Richterablehnung bei atypischer Vorbefassung in der Ausbildung

Hat ein Richter im Rahmen eines kartellrechtlichen Verfahrens zuvor während seiner Ausbildung in einer am Fall beteiligten Rechtsanwaltskanzlei selbst mitgewirkt, kann er dadurch befangen sein. Entscheidend sind dabei laut Bundesgerichtshof weitere Umstände, die an seiner Unparteilichkeit zweifeln lassen. Werde ansonsten eine prozessuale Erklärung fälschlich unterstellt, werde das rechtliche Gehör der Partei verletzt.
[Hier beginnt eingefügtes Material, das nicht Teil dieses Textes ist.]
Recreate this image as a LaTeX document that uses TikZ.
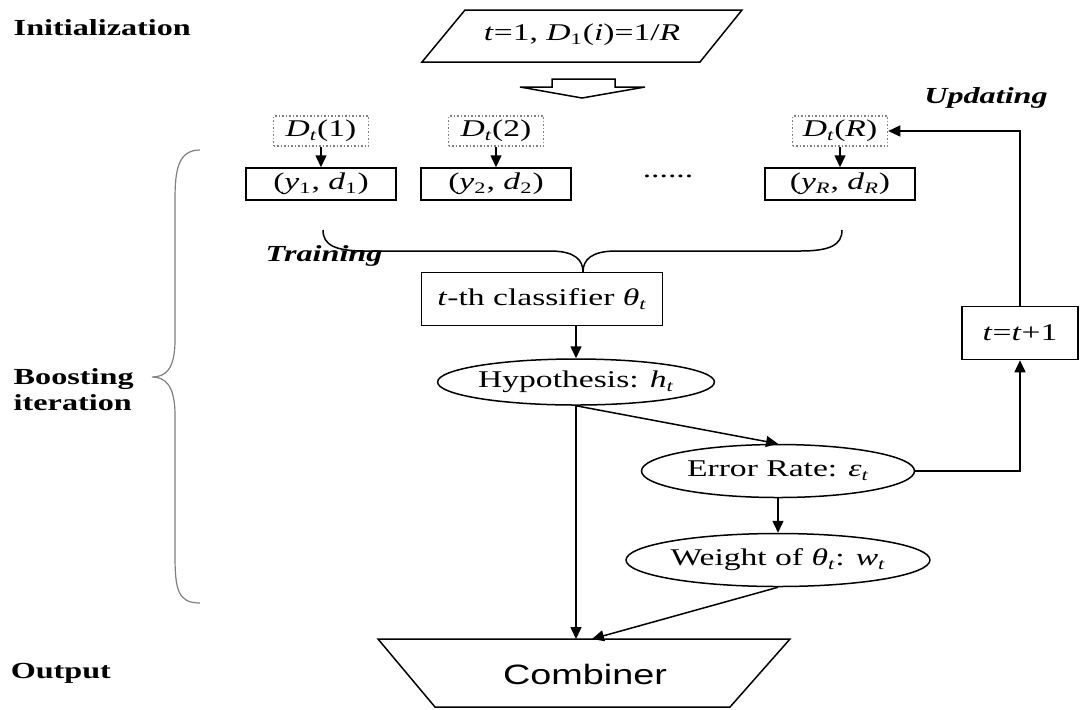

Richter hat während der Ausbildung am Fall mitgewirkt

Eine Lkw-Käuferin nahm mehrere Hersteller auf Ersatz kartellbedingten Schadens in Anspruch. Die Europäische Kommission hatte gegen die Großkonzerne bereits im Juli 2016 Geldbußen wegen illegaler Preisabsprachen verhängt. Im Mai 2020 teilte der mit dem Rechtsstreit betraute Richter mit, er sei während der Anwaltsstation sowie von März bis August 2019 promotionsbegleitend als wissenschaftlicher Mitarbeiter bei einer von den Produzenten betrauten Kanzlei tätig gewesen. Er habe an der Erarbeitung von Schriftsätzen in parallel gelagerten Gerichtsverfahren mitgewirkt und sei in die anwaltliche Vertretung eingebunden gewesen. Daraufhin stellten zwei Unternehmen einen Befangenheitsantrag. Ihr Antrag scheiterte sowohl beim LG Frankfurt am Main als auch am dortigen Oberlandesgericht. Nachdem der BGH mitgeteilt hatte, dass der betroffene Richter seit dem 01.04.2021 nicht mehr der Kammer angehöre, nahm eine Beklagte ihren Antrag zurück. Eine weitere Beklagte erklärte die Rechtsbeschwerde dahingegen für erledigt – was der Senat jedoch übersah. Ihre Anhörungsrüge hatte beim BGH Erfolg.

Aufkommende Zweifel sind entscheidend

Von der Unvoreingenommenheit eines Richters im Grundsatz auch dann auszugehen, wenn er mit der Materie des Rechtsstreits in einer nicht-richterlichen Funktion – einer sogenannten atypischen Vorbefassung – bereits befasst gewesen sei, sei falsch. Laut BGH bot seine Tätigkeit in der Kanzlei einen Grund, an seiner Unparteilichkeit und Unvoreingenommenheit zu zweifeln. Es sei nicht auszuschließen, dass der Beamte Kenntnis von Grundlagen der strategischen Planungen für die Rechtsverteidigung der Beklagten gegen Schadensersatzklagen wegen des von der Europäischen Kommission festgestellten Kartellverstoßes erlangt habe. Zudem sei seine Beteiligung über die nach den Vorgaben der jeweiligen Ausbildungsordnung gebotene Tätigkeit deutlich hinausgegangen.

Aus Sicht der obersten Zivilrichter wurde der Anspruch auf rechtliches Gehör verletzt. Man habe aufgrund eines Versehens angenommen, (auch) die Beklagte zu 3 habe ihre Rechtsbeschwerde zurückgenommen, obwohl sie eine solche prozessuale Erklärung tatsächlich nicht abgegeben habe. Der BGH korrigierte seinen Fehler und sprach die Erledigung aus. Nach Ausscheiden des abgelehnten Richters sei für das Unternehmen das Rechtsschutzbedürfnis für den Befangenheitsantrag entfallen und damit das Ablehnungsgesuch unzulässig geworden.

Redaktion beck-aktuell, 8. November 2021.